The first sight of the black moon and corona against the deep blue sky made me shout out loud. I seem to remember running, then lying on the ground, feeling vibes of pure joy. The sight was wildly beautiful.
Long, stretchy streamers extended to either side of the sun making it look like a three-tailed comet. In contrast, neatly aligned magnetic brushes crowned the north and south polar regions. Regulus was easy to see in 10×50 binoculars just outside or maybe even a little inside the corona with Venus brilliant to the west plainly visible with the naked eye. I didn’t see Mars and only briefly looked for the winter stars, but clouds in that direction blocked their view. Prominences along the northern and southern limbs popped into view about mid-totality.
The temperature dropped about 10° and a full chorus of crickets chirped the duration of totality. Two and a half minutes of crazy joy later, the sun returned shockingly fast. Like taking the lid off the pot. There was also a sense of the moon being “on fire” with Baily’s Beads just before and after totality.
Not 5 minutes later, traffic began to fill the nearby highway.
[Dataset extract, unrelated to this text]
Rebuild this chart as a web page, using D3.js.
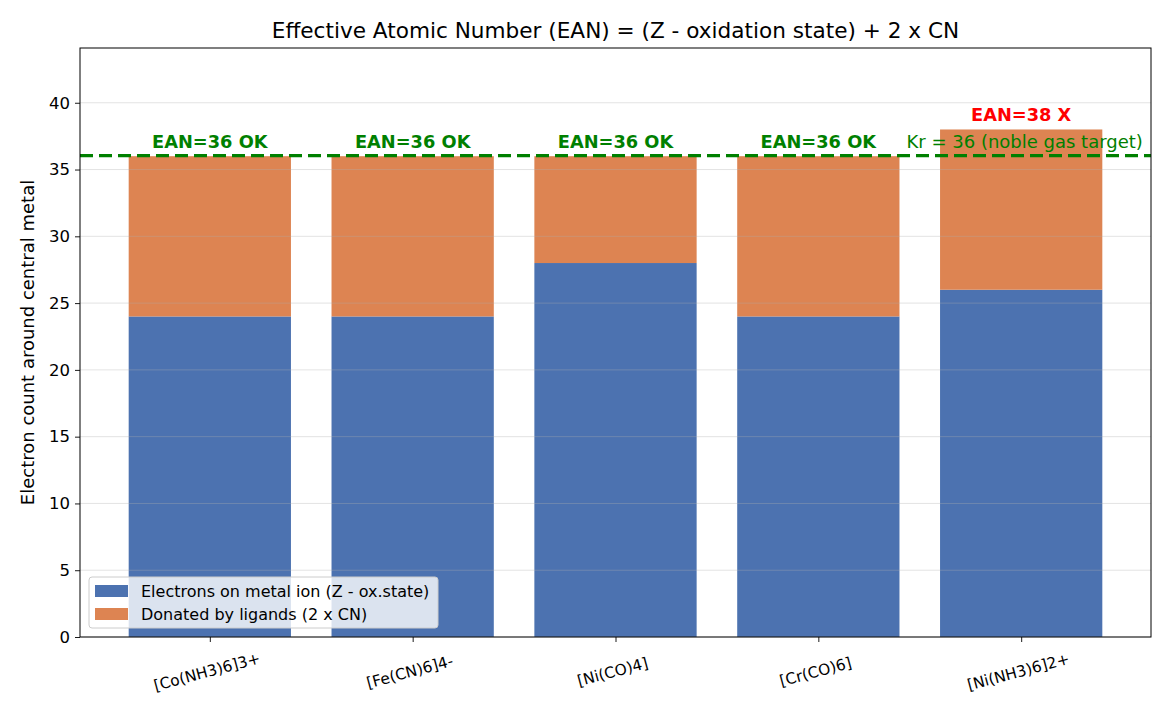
<!DOCTYPE html>
<html>
<head>
<meta charset="utf-8">
<style>
  body { margin: 0; background: #fff; }
  svg { font-family: "DejaVu Sans", sans-serif; }
</style>
</head>
<body>
<svg width="1170" height="715"></svg>
<script src="https://d3js.org/d3.v7.min.js"></script>
<script>

var complexes = ["[Co(NH3)6]3+", "[Fe(CN)6]4-", "[Ni(CO)4]", "[Cr(CO)6]", "[Ni(NH3)6]2+"];
var metalElectrons = [24, 24, 28, 24, 26];
var ligandElectrons = [12, 12, 8, 12, 12];
var yTicks = [0, 5, 10, 15, 20, 25, 30, 35, 40];
var krTarget = 36;

var svg = d3.select("svg"),
  margin = {top: 48, right: 19, bottom: 78, left: 80},
  width = +svg.attr("width") - margin.left - margin.right,
  height = +svg.attr("height") - margin.top - margin.bottom,
  g = svg.append("g").attr("transform", "translate(" + margin.left + "," + margin.top + ")");

var blue = "#4c72b0", orange = "#dd8452";

// bar centres on 0..4, matplotlib-style padding
var x = d3.scaleLinear().domain([-0.64, 4.64]).range([0, width]);
var y = d3.scaleLinear().domain([0, 44.1]).range([height, 0]);
var bw = x(0.4) - x(-0.4);

var data = complexes.map(function(c, i) {
  return {name: c, i: i, metal: metalElectrons[i], lig: ligandElectrons[i], total: metalElectrons[i] + ligandElectrons[i]};
});

// bars
g.selectAll(".metal")
  .data(data)
  .enter().append("rect")
  .attr("class", "metal")
  .attr("x", function(d) { return x(d.i) - bw / 2; })
  .attr("width", bw)
  .attr("y", function(d) { return y(d.metal); })
  .attr("height", function(d) { return y(0) - y(d.metal); })
  .style("fill", blue);

g.selectAll(".lig")
  .data(data)
  .enter().append("rect")
  .attr("class", "lig")
  .attr("x", function(d) { return x(d.i) - bw / 2; })
  .attr("width", bw)
  .attr("y", function(d) { return y(d.total); })
  .attr("height", function(d) { return y(d.metal) - y(d.total); })
  .style("fill", orange);

// grid (sits over the bars, faint)
g.selectAll(".grid")
  .data(yTicks)
  .enter().append("line")
  .attr("class", "grid")
  .attr("x1", 0).attr("x2", width)
  .attr("y1", function(d) { return y(d); })
  .attr("y2", function(d) { return y(d); })
  .style("stroke", "#b0b0b0")
  .style("stroke-opacity", 0.35)
  .style("stroke-width", 1);

// noble gas line
g.append("line")
  .attr("x1", 0).attr("x2", width)
  .attr("y1", y(krTarget) - 0.5).attr("y2", y(krTarget) - 0.5)
  .style("stroke", "green")
  .style("stroke-width", 3.2)
  .style("stroke-dasharray", "13,6");

g.append("text")
  .attr("x", x(4.6))
  .attr("y", y(krTarget) - 8)
  .attr("text-anchor", "end")
  .style("font-size", "18px")
  .style("fill", "green")
  .text("Kr = " + krTarget + " (noble gas target)");

// EAN labels
g.selectAll(".ean")
  .data(data)
  .enter().append("text")
  .attr("class", "ean")
  .attr("x", function(d) { return x(d.i); })
  .attr("y", function(d) { return y(d.total + 0.5) - 2; })
  .attr("text-anchor", "middle")
  .style("font-size", "17.8px")
  .style("font-weight", "bold")
  .style("fill", function(d) { return d.total === krTarget ? "green" : "red"; })
  .text(function(d) { return "EAN=" + d.total + (d.total === krTarget ? " OK" : " X"); });

// axes
var yAxis = g.append("g")
  .call(d3.axisLeft(y).tickValues(yTicks).tickSize(5).tickPadding(5));
var xAxis = g.append("g")
  .attr("transform", "translate(0," + height + ")")
  .call(d3.axisBottom(x).tickValues(d3.range(complexes.length)).tickFormat(function(i) { return complexes[i]; }).tickSize(5));

[yAxis, xAxis].forEach(function(a) {
  a.select(".domain").remove();
  a.selectAll("line").style("stroke", "#000").style("stroke-width", 0.9);
  a.selectAll("text").style("font-family", "DejaVu Sans").style("fill", "#000");
});
yAxis.selectAll("text").style("font-size", "16.5px");
xAxis.selectAll("text")
  .style("font-size", "15.4px")
  .attr("text-anchor", "middle")
  .attr("dy", null)
  .attr("y", null)
  .attr("transform", "translate(-2,40) rotate(-15)");

g.append("rect")
  .attr("width", width).attr("height", height)
  .style("fill", "none").style("stroke", "#000").style("stroke-width", 1);

// titles
svg.append("text")
  .attr("x", margin.left + width / 2)
  .attr("y", 38)
  .attr("text-anchor", "middle")
  .style("font-size", "21.6px")
  .text("Effective Atomic Number (EAN) = (Z - oxidation state) + 2 x CN");

svg.append("text")
  .attr("transform", "translate(34," + (margin.top + height / 2) + ") rotate(-90)")
  .attr("text-anchor", "middle")
  .style("font-size", "18px")
  .text("Electron count around central metal");

// legend
var legend = g.append("g").attr("transform", "translate(9," + (height - 60) + ")");
legend.append("rect")
  .attr("width", 349).attr("height", 51).attr("rx", 3)
  .style("fill", "#fff").style("fill-opacity", 0.8)
  .style("stroke", "#ccc").style("stroke-width", 1);

var legendItems = [
  {label: "Electrons on metal ion (Z - ox.state)", color: blue},
  {label: "Donated by ligands (2 x CN)", color: orange}
];
legendItems.forEach(function(d, i) {
  legend.append("rect")
    .attr("x", 6).attr("y", 8 + i * 23)
    .attr("width", 33).attr("height", 12)
    .style("fill", d.color);
  legend.append("text")
    .attr("x", 52).attr("y", 14 + i * 23)
    .attr("dominant-baseline", "central")
    .style("font-size", "16px")
    .text(d.label);
});

</script>
</body>
</html>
What’s the hurry? We let it soak in.
There were hugs all around between family members and friends. Other impressions from our crew:
Linda: “Cold, dark and a little scary.
Roy: “Like a sci-fi movie experience. A scene from the end of the world.”
Dan: “Speechless. Exciting!”
Katie: “Apocalyptic and cathartic. The suspense was high followed by a happy feeling.”
Sally: “Felt elated when the clouds cleared on time. Emotional.”
** Because of an error on my part, I have no closeup photos of the corona. Most of mine were wide-angle, but I don’t have the ability to download and post anything except my one crazy image 🙂

11 Responses

  1. Wayne

    Was amazed to read that you ended up in Alliance, Nebraska – since that was the same place we ended up (driving up from Northern Colorado at 2am Monday)! The fog was so bad when we arrived in Sidney, Nebraska, that we ended up taking a 45-minute nap to wait for it to at least start to burn off. We had a feeling it was going to be nice and clear for the eclipse – and it was! It was simply STUNNING. Your description matched our experience almost exactly except it seemed to us that we had the “Diamond Ring” effect before and after the eclipse – especially after! So… we have to know: did you end up at the Wells Ranch by any chance? When you said 8 miles South of Alliance… It also felt like that might have been where you were, since the quiet around matched our experience along with the crickets during the eclipse itself. Now we’re planning on seeing the 2024 one if at all possible! Cheers! 😀

    1. astrobob

      Hi Wayne,
      I should have asked the name of the ranch. It turns out we were a little further south of Alliance (about 15 miles) and maybe 4 miles north of Angora. The ranch/farm was on the west side of the road. Thanks for sharing your eclipse observations!

  2. Bill Eyler

    I saw it from Beatrice Nebraska. Mostly cloudy but they parted somewhat to see totality. Was in the Wal-Mart parking lot. A lot of people hollering and cheering. Can not describe the feeling. One of nature’s finest sights. Well worth the long drive.

  3. Troy

    Bob I have to admire how you do whatever it takes to avoid the scourge of clouds. I watched the 80% partial eclipse from Michigan. The first half was clear as a bell, the second half was plagued by intermittent clouds. I consider myself lucky though, if the eclipse had occurred on Tuesday it would have been a complete washout due to rain.

    1. astrobob

      Glad you saw it, Troy. Did you notice any change in daylight at 80%. That’s when we started to notice it.

      1. Troy

        80% did create a noticeable change in daylight and a welcome dip in temperatures, though amazingly might have been missed if you were casually looking outside.
        80% is NOT enough to notice patterns in the shadows of trees though.

        1. astrobob

          You’re right, Troy. I saw it too and was a little surprised. I’d heard 90% but we were out in sunlight all morning standing in one location, so it was actually obvious.

  4. Matt

    I was planning on going to St. Joseph, MO, but wasn’t really liking the weather there, so I decided to plow east and be somewhere in the middle so I could move. I ended up sleeping in the car on a gravel road south of Boonsville, and while it was clear all morning, haze started to roll in. I called someone that went to Carbondale, and decided to head east about 11:30 to Jefferson City, going south on 63 from columbia, shadows started getting sharper and decided to pull off on an access road on the side and set up. I think there was some slight haze, since all my pictures seem to be a little soft focus. I got a bunch of crescent pics and when I went to grab the solar filter off my lens, I glanced up saw the bailey beads with my naked eye (the sun had just changed from yellow to white, and it looked like a bright star or Venus). I got about 15 pics of totality and some with some solar flares. My equipment is a modest Kodak DCS Pro SLR/n with a Celestron C90 and Thousand Oaks Solar filter

  5. Sandra Hall

    We saw it in Grand Island, NE. Perfect sky for it. One phenomenon we noticed was how quiet everyone got as the sun disappeared. People were talking in hushed tones, if at all. At totality there were lots of shouts and someone in the town shot off boomers.

    1. astrobob

      Hi Sandra,

      So glad you saw it! I wondered about whether it would be clear in Grand Island. Thanks for the report.